The vice president recounted how, a few months before Beau died, he sat his father down and said, “Dad, I know how much you love me. Promise me you’re going to be all right.”
Biden added that all this personal disclosure was “a little embarrassing. So many people who have losses as severe or maybe worse than mine and don’t have the support I have.”
In a bit of back and forth that didn’t get on the air, Colbert had to start the interview over again after he realized that Biden’s microphone wasn’t functioning properly.
“I want to thank you for being here for my last show,” Colbert quipped as a technician rushed in to fix the problem. “Almost made it to Friday.”
To which the vice president added: “By the way, they do this to me at the White House all the time. Shut my mic off.”
Albeit a television performance by two very experienced performers, the 20-minute session was also just two Irish Catholic guys with a great deal in common, chatting cozily as though they were sitting together in a neighborhood bar, and not under TV lights at the Ed Sullivan Theater.
Their conversation was not especially journalistic, however, and would never be confused with the crisp interrogations of a typical Washington Sunday show.
It was less a news-making interview with a prominent public official than a display of the sort of easy authenticity that at least one of Biden’s potential rivals—indeed the putative frontrunner in the Democratic race—finds it exceedingly difficult to master.
In a comedy bit before Biden walked on—premised on how different presidential candidates could one-up Donald Trump’s “Make America Great Again” baseball cap—Colbert showed a photoshopped image of Hillary Clinton wearing a blank white cap. She has a hat that “completely explains her email scandal,” Colbert joked, “but unfortunately she erased it.”
As the interview with Biden got rolling, Colbert, a devout Roman Catholic who has taught Sunday school, prompted the vice president to discuss the role of faith in his life.
Biden said he gets an “enormous sense of solace” from the rituals and beliefs of his religion, although sometimes keeping his faith is a challenge in the face of adversity.
“I go to Mass and I’m able to be just alone, even in a crowd,” Biden told Colbert. “It’s just a place you can go.”
Colbert noted the obvious—that life can be hard.
“My mom had an expression: What’s the use of being Irish if you don’t know your life is going to break your heart,” he told Biden, while Biden—whose first wife and young daughter were killed 43 years ago in an automobile accident that grievously injured his sons Beau and Hunter—pointed out that his interviewer was himself no stranger to devastating tragedy.
When the 51-year-old Colbert was 10—exactly 41 years ago on September 11, two years after the then-30-year-old Biden lost half his family—Colbert’s physician-father and two of his school-age brothers died in a plane crash during an attempted landing in Charlotte, North Carolina.
“I marvel at the ability of people who absorb hurt and just get back up,” Biden said. “You’re one of them, old buddy.
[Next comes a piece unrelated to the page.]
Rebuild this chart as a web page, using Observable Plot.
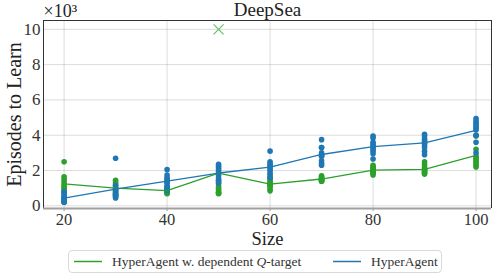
<!DOCTYPE html>
<html>
<head>
<meta charset="utf-8">
<script src="https://cdn.jsdelivr.net/npm/d3@7"></script>
<script src="https://cdn.jsdelivr.net/npm/@observablehq/plot@0.6"></script>
<style>
  html, body { margin: 0; padding: 0; background: #fff; }
  #wrap { position: relative; width: 498px; height: 276px; font-family: "Liberation Serif", serif; }
  #chart svg { display: block; overflow: visible; }
  #legend { position: absolute; left: 68px; top: 250px; width: 374px; height: 23px; border: 1px solid #d9d9d9; border-radius: 4px; box-sizing: border-box; color: #333; font-size: 13.5px; background: #fff; }
  #legend svg.sw { position: absolute; top: 9px; width: 28px; height: 3px; }
  #legend .lb { position: absolute; top: 2px; line-height: 17px; white-space: nowrap; }
</style>
</head>
<body>
<div id="wrap">
  <div id="chart"></div>
  <div id="legend">
    <svg class="sw" style="left:5px" viewBox="0 0 28 3"><line x1="0" x2="28" y1="1.5" y2="1.5" stroke="#2ca02c" stroke-width="1.5"/></svg>
    <div class="lb" style="left:43px">HyperAgent w. dependent <i>Q</i>-target</div>
    <svg class="sw" style="left:264px" viewBox="0 0 28 3"><line x1="0" x2="28" y1="1.5" y2="1.5" stroke="#1f77b4" stroke-width="1.5"/></svg>
    <div class="lb" style="left:302px">HyperAgent</div>
  </div>
</div>
<script>
const sizes = [20, 30, 40, 50, 60, 70, 80, 90, 100];

// Episodes to learn (x10^3), per run, HyperAgent w. dependent Q-target
const dependentRuns = [
  [2.5, 1.65, 1.5, 1.35, 1.2, 1.1, 1.0, 0.9, 0.8, 0.4],
  [1.45, 1.35, 1.25, 1.15, 1.05, 0.95, 0.85, 0.75, 0.65, 0.55],
  [1.1, 1.0, 0.95, 0.9, 0.85, 0.85, 0.8, 0.75, 0.7, 0.7],
  [1.4, 1.25, 1.1, 1.0, 0.9, 0.8, 0.75, 0.7, 0.7],
  [1.6, 1.5, 1.4, 1.3, 1.25, 1.2, 1.15, 1.1, 0.95, 0.85],
  [1.7, 1.65, 1.6, 1.55, 1.5, 1.5, 1.45, 1.45, 1.4, 1.4],
  [2.3, 2.2, 2.15, 2.1, 2.0, 2.0, 1.95, 1.9, 1.85, 1.75],
  [2.5, 2.35, 2.2, 2.1, 2.05, 2.0, 1.95, 1.9, 1.85, 1.8],
  [4.0, 3.95, 3.2, 2.8, 2.7, 2.6, 2.5, 2.4, 2.3, 2.2]
];
// runs that hit the cap (drawn as x)
const dependentFailSizes = [50];
const dependentFailValues = [10];
// mean line values
const dependentMean = [1.24, 1.0, 0.86, 1.86, 1.23, 1.52, 2.02, 2.07, 2.86];

// HyperAgent
const hyperRuns = [
  [0.8, 0.7, 0.6, 0.5, 0.45, 0.4, 0.3, 0.25, 0.2, 0.2],
  [2.7, 1.15, 1.0, 0.9, 0.8, 0.7, 0.65, 0.6, 0.5, 0.45],
  [2.05, 1.75, 1.6, 1.5, 1.4, 1.35, 1.25, 1.1, 1.0, 0.85],
  [2.35, 2.25, 2.15, 2.05, 1.95, 1.85, 1.7, 1.55, 1.45, 1.3],
  [3.1, 2.5, 2.4, 2.3, 2.2, 2.1, 2.0, 1.85, 1.75, 1.6],
  [3.75, 3.3, 3.3, 3.0, 2.85, 2.85, 2.8, 2.55, 2.4, 2.3],
  [3.95, 3.85, 3.6, 3.5, 3.4, 3.3, 3.2, 3.1, 2.95, 2.65],
  [4.05, 3.95, 3.8, 3.7, 3.6, 3.55, 3.45, 3.3, 3.1, 2.9],
  [4.95, 4.8, 4.7, 4.6, 4.5, 4.4, 4.3, 4.0, 3.6, 3.0]
];
const hyperMean = [0.44, 0.95, 1.4, 1.86, 2.19, 2.91, 3.35, 3.57, 4.28];

const xTicks = [20, 40, 60, 80, 100];
const yTicks = [0, 2, 4, 6, 8, 10];
const xDomain = [16, 103];
const yDomain = [-0.15, 10.5];

const GREEN = "#2ca02c", BLUE = "#1f77b4";

const flat = (runs) => sizes.flatMap((s, i) => runs[i].map(v => ({size: s, value: v})));
const depPts = flat(dependentRuns);
const hypPts = flat(hyperRuns);
const depLine = sizes.map((s, i) => ({size: s, value: dependentMean[i]}));
const hypLine = sizes.map((s, i) => ({size: s, value: hyperMean[i]}));
const failPts = dependentFailSizes.map((s, i) => ({size: s, value: dependentFailValues[i]}));

const chart = Plot.plot({
  width: 498,
  height: 249,
  marginLeft: 43,
  marginTop: 20,
  marginRight: 7,
  marginBottom: 41,
  style: {fontFamily: "Liberation Serif, serif", color: "#333", background: "#fff", overflow: "visible"},
  x: {domain: xDomain},
  y: {domain: yDomain},
  marks: [
    Plot.gridX(xTicks, {stroke: "#000", strokeOpacity: 0.14}),
    Plot.gridY(yTicks, {stroke: "#000", strokeOpacity: 0.14}),
    Plot.axisX(xTicks, {tickSize: 3, tickPadding: 2, fontSize: 16.5, label: null, stroke: "#999"}),
    Plot.axisY(yTicks, {tickSize: 0, tickPadding: 3, fontSize: 17, label: null}),
    Plot.dot(depPts, {x: "size", y: "value", r: 2.8, fill: GREEN}),
    Plot.dot(hypPts, {x: "size", y: "value", r: 2.8, fill: BLUE}),
    Plot.line(depLine, {x: "size", y: "value", stroke: GREEN, strokeWidth: 1.3}),
    Plot.line(hypLine, {x: "size", y: "value", stroke: BLUE, strokeWidth: 1.3}),
    Plot.dot(failPts, {x: "size", y: "value", symbol: "times", r: 4.6, stroke: "#5cbf5c", strokeWidth: 1.1}),
    Plot.ruleX([xDomain[0]], {stroke: "#333", strokeWidth: 1}),
    Plot.ruleX([xDomain[1]], {stroke: "#333", strokeWidth: 1}),
    Plot.ruleY([yDomain[1]], {stroke: "#333", strokeWidth: 1}),
    Plot.ruleY([yDomain[0]], {stroke: "#a0a0a0", strokeWidth: 2.2}),
    Plot.text(["DeepSea"], {frameAnchor: "top", lineAnchor: "middle", textAnchor: "middle", dy: -11, fontSize: 19, fill: "#222"}),
    Plot.text(["×10³"], {frameAnchor: "top-left", lineAnchor: "middle", textAnchor: "start", dy: -9, dx: 0, fontSize: 18, fill: "#222"}),
    Plot.text(["Size"], {frameAnchor: "bottom", lineAnchor: "middle", textAnchor: "middle", dy: 31, fontSize: 18.5, fill: "#222"}),
    Plot.text(["Episodes to Learn"], {frameAnchor: "left", lineAnchor: "middle", textAnchor: "middle", dx: -29, rotate: -90, fontSize: 20, fill: "#222"})
  ]
});
document.getElementById("chart").appendChild(chart);
</script>
</body>
</html>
Losing your dad when you’re a kid... It’s like asking what made your mother do it every day?”
Colbert chimed in: “She had to take care of me.”
At which the vice president offered a rare moment of levity: “I imagine that would be a hell of a job.”
Colbert, his eyes nearly unblinking as he gazed into the vice president’s with a somber expression, leaned forward behind his fake cherry wood desk, occasionally touching one of Biden’s hands resting on the desk top, and urged his guest to enter the Democratic nomination race.
“I don’t think any man or woman should run for president unless, number one, they know exactly why they would want to be president, and two, they can look at folks out there and say, ‘I promise you have my whole heart, my whole soul, my energy, and my passion,’” Biden replied.
“And, and, I’d be lying if I said that I knew I was there. I’m being completely honest. Nobody has a right in my view to seek that office unless they are willing to give it 110 percent of who they are.”
Colbert ended the interview by urging his guest to run.
“It’s going to be emotional for a lot of people if you don’t run,” he told Biden. “Your example of suffering and service is something that would be sorely missed in the race.”